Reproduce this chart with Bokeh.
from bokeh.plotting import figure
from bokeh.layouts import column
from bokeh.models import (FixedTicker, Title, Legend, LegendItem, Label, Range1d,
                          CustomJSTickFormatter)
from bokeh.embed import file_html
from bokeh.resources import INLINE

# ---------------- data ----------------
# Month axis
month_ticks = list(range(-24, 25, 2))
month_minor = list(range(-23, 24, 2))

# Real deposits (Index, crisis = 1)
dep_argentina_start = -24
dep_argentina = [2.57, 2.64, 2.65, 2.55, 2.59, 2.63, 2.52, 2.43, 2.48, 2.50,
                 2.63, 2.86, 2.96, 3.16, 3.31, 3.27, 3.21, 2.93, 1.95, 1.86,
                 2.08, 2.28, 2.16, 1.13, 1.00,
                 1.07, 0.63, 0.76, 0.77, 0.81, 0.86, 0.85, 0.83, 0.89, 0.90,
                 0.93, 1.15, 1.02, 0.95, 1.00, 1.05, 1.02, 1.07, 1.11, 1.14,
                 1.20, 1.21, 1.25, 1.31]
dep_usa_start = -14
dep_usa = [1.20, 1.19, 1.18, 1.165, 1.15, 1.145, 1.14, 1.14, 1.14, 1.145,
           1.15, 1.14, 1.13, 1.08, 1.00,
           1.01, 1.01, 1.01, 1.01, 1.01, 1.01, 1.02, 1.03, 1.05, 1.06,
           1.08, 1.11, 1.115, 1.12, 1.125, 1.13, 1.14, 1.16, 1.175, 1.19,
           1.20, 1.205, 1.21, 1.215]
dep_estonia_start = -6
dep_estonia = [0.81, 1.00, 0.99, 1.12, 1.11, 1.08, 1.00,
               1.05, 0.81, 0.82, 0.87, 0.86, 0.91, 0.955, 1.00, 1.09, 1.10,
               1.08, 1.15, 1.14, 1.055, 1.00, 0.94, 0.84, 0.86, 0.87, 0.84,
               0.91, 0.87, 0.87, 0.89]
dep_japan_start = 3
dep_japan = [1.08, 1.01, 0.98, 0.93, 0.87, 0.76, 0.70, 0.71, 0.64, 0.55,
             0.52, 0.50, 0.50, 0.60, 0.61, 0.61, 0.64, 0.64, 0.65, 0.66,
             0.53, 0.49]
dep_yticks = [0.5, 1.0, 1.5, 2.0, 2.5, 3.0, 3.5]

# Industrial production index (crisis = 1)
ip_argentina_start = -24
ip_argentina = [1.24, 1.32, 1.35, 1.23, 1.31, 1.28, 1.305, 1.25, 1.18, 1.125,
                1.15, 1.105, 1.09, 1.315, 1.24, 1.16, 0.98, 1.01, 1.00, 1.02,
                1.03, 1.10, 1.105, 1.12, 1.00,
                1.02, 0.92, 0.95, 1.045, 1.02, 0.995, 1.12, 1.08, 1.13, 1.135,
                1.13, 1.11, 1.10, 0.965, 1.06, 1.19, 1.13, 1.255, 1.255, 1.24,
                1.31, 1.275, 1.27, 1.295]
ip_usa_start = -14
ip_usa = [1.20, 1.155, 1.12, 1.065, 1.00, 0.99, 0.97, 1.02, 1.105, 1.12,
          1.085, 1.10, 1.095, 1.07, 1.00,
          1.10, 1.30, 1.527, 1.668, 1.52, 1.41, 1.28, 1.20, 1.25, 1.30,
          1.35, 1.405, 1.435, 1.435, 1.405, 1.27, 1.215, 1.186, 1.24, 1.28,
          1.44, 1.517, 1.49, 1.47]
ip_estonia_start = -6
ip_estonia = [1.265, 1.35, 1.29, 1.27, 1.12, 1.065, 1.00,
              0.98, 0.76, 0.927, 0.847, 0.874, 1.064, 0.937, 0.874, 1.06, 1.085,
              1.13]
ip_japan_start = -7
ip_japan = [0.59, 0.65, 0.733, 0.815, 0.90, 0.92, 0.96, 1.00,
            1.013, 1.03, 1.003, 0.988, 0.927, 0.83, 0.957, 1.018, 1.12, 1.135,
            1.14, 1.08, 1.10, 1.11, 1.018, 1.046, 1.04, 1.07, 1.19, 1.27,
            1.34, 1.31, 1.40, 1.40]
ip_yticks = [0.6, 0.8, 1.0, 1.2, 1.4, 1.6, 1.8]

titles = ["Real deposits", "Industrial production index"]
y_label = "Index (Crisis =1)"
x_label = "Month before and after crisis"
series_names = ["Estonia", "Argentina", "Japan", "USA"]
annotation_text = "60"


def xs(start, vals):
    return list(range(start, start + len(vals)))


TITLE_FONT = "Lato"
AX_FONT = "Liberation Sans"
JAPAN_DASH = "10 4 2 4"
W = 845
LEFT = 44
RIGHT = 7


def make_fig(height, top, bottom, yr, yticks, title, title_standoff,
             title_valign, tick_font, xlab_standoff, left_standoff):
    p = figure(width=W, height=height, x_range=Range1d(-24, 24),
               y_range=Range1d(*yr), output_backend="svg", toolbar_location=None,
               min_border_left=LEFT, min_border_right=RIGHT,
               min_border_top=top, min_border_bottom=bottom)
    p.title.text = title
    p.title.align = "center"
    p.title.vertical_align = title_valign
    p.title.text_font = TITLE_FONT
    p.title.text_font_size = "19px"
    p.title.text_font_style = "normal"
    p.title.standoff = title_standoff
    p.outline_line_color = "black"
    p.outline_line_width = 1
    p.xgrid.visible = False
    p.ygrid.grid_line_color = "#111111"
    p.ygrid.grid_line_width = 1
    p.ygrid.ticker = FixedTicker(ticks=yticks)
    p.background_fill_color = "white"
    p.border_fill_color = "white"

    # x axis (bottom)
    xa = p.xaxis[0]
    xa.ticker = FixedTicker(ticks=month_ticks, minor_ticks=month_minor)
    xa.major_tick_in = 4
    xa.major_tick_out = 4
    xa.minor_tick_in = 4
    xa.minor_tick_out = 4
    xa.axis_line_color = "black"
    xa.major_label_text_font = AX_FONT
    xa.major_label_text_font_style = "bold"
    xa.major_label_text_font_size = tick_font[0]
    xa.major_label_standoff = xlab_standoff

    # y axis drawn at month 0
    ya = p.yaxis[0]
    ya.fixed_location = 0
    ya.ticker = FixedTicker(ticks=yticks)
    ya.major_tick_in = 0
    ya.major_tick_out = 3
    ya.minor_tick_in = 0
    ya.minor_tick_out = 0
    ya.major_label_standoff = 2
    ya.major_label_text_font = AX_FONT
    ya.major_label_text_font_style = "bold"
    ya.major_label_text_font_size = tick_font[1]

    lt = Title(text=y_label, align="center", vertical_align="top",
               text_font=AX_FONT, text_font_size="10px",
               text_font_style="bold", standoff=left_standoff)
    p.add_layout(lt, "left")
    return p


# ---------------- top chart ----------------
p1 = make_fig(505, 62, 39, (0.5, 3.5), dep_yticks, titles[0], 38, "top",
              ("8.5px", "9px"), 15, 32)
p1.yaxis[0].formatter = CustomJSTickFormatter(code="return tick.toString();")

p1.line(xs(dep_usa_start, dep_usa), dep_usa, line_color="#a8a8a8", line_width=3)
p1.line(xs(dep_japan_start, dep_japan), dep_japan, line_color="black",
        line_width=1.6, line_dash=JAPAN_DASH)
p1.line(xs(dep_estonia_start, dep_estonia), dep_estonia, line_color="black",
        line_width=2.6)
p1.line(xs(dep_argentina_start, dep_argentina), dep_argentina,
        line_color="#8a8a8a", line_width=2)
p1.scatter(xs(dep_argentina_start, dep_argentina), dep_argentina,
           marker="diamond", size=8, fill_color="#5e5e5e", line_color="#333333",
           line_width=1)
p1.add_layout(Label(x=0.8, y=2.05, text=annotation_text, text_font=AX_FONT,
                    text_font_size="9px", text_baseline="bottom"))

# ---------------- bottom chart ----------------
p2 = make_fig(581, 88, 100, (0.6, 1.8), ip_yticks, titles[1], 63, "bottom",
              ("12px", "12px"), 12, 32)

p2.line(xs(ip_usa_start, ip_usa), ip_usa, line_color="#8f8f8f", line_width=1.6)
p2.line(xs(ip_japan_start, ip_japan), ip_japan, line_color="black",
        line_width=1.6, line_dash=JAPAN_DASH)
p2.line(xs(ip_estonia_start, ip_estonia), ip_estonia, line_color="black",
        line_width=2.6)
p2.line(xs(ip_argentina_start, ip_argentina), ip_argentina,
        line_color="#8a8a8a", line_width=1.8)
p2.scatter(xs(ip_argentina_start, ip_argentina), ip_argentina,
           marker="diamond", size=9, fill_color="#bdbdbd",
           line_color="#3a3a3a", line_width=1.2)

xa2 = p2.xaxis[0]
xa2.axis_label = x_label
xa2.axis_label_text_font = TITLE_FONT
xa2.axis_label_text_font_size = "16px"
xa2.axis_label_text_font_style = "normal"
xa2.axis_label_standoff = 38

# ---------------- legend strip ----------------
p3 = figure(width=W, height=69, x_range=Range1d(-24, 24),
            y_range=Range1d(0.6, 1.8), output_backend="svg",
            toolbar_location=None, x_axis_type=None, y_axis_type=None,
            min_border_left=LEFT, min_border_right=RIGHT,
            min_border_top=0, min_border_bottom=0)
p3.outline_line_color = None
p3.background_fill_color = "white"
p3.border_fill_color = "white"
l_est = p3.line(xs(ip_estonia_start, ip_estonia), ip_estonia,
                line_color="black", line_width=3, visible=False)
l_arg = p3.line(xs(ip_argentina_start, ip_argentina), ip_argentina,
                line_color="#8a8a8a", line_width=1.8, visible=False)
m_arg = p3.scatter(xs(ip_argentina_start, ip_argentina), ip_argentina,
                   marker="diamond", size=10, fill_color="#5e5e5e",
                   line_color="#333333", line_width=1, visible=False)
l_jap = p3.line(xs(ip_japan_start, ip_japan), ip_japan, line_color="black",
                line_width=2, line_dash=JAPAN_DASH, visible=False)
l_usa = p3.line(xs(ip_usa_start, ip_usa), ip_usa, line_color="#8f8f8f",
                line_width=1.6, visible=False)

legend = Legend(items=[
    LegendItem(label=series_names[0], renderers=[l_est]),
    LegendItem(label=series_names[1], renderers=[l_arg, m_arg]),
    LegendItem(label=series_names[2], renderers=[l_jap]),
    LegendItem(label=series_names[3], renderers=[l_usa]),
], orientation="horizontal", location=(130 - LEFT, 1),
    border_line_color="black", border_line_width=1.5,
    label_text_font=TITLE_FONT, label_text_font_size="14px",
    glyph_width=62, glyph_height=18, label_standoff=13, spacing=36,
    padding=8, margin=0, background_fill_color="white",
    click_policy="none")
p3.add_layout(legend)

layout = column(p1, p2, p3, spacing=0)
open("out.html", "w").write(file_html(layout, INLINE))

============================================================

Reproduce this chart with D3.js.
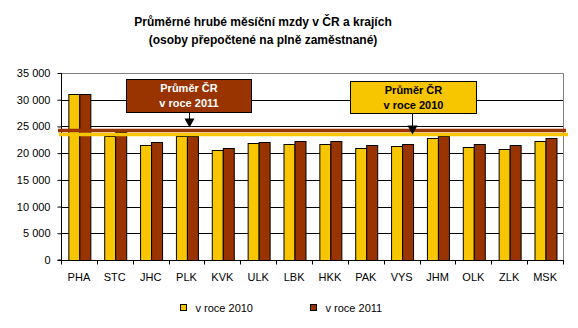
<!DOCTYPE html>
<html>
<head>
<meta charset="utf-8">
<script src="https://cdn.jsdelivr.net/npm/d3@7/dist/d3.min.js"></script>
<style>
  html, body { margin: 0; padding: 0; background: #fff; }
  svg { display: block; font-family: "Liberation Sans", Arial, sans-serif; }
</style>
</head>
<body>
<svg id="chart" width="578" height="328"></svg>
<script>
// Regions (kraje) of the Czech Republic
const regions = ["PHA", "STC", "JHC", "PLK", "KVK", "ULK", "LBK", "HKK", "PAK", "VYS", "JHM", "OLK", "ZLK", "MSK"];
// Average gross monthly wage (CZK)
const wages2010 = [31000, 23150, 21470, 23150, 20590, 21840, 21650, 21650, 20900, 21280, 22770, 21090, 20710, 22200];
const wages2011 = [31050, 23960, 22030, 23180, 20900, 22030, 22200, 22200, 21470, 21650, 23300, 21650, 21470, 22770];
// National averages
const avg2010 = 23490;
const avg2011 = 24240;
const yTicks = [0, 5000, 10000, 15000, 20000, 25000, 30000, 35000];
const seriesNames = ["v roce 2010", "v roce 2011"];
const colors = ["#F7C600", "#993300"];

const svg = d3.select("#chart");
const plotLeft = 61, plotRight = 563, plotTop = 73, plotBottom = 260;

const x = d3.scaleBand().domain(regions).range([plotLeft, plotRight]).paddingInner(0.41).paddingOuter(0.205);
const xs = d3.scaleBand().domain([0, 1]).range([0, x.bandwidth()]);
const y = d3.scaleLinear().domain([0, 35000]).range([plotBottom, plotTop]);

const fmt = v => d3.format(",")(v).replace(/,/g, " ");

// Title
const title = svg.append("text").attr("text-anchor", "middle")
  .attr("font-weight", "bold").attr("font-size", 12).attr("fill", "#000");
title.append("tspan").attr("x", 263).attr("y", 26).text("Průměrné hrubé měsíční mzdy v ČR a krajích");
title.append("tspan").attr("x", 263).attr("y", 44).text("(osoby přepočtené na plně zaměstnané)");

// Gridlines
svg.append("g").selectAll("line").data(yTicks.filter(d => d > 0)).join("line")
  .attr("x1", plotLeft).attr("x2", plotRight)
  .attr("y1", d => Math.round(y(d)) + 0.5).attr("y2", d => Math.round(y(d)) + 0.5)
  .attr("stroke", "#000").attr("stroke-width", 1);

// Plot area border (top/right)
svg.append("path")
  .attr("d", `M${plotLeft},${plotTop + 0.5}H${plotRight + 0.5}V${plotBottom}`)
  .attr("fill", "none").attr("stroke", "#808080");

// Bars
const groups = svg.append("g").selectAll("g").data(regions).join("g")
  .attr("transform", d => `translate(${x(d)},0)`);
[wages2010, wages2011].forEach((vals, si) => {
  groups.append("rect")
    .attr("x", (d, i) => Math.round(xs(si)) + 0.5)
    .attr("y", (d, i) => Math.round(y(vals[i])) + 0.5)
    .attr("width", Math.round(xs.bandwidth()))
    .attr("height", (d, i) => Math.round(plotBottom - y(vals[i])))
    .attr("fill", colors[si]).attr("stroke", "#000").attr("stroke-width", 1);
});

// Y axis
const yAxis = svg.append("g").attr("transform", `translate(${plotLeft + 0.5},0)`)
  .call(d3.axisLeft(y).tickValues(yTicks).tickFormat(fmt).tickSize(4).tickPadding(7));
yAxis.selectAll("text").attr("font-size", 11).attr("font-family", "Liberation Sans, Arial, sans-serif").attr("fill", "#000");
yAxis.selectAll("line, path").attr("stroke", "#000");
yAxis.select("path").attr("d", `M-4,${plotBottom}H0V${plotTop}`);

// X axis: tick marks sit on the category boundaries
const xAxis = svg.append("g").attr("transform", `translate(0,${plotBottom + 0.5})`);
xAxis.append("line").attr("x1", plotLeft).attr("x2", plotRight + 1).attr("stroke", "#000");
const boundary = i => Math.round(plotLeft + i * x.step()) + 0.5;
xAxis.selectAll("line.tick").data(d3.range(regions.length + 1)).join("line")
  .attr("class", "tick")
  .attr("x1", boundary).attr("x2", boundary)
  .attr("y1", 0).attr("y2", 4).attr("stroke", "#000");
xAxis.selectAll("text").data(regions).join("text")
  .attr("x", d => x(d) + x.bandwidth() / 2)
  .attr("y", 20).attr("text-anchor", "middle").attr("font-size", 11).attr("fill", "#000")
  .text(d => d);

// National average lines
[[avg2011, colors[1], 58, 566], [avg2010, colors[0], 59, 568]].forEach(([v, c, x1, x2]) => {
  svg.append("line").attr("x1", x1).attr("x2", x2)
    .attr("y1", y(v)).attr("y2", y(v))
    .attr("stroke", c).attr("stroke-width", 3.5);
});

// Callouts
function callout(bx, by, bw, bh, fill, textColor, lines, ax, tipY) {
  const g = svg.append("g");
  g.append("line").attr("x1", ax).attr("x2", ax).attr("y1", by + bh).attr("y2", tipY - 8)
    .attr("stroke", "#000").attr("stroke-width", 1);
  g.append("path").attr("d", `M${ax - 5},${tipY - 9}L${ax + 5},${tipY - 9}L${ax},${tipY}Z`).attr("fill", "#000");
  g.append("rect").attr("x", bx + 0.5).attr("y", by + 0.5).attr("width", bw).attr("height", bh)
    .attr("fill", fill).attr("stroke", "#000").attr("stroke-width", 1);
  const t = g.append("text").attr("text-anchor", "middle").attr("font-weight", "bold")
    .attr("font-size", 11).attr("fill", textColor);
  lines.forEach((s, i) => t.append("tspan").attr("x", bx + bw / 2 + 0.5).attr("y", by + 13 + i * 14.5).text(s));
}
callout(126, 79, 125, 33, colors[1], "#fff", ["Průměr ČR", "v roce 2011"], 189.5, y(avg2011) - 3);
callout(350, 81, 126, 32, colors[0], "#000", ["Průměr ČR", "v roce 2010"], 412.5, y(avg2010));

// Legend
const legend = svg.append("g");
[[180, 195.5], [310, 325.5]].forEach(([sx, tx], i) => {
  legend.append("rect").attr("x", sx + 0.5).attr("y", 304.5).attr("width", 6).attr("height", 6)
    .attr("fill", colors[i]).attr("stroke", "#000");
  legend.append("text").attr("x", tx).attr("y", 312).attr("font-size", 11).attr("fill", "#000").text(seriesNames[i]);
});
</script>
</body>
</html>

============================================================

== Short problem ==
Your task is to retype the entries verbatim, starting with the line that holds "Reproduce this chart with Bokeh." and stopping after the line that holds "month_minor = list(range(-23, 24, 2))".

== Output of the exercise ==
Reproduce this chart with Bokeh.
from bokeh.plotting import figure
from bokeh.layouts import column
from bokeh.models import (FixedTicker, Title, Legend, LegendItem, Label, Range1d,
                          CustomJSTickFormatter)
from bokeh.embed import file_html
from bokeh.resources import INLINE

# ---------------- data ----------------
# Month axis
month_ticks = list(range(-24, 25, 2))
month_minor = list(range(-23, 24, 2))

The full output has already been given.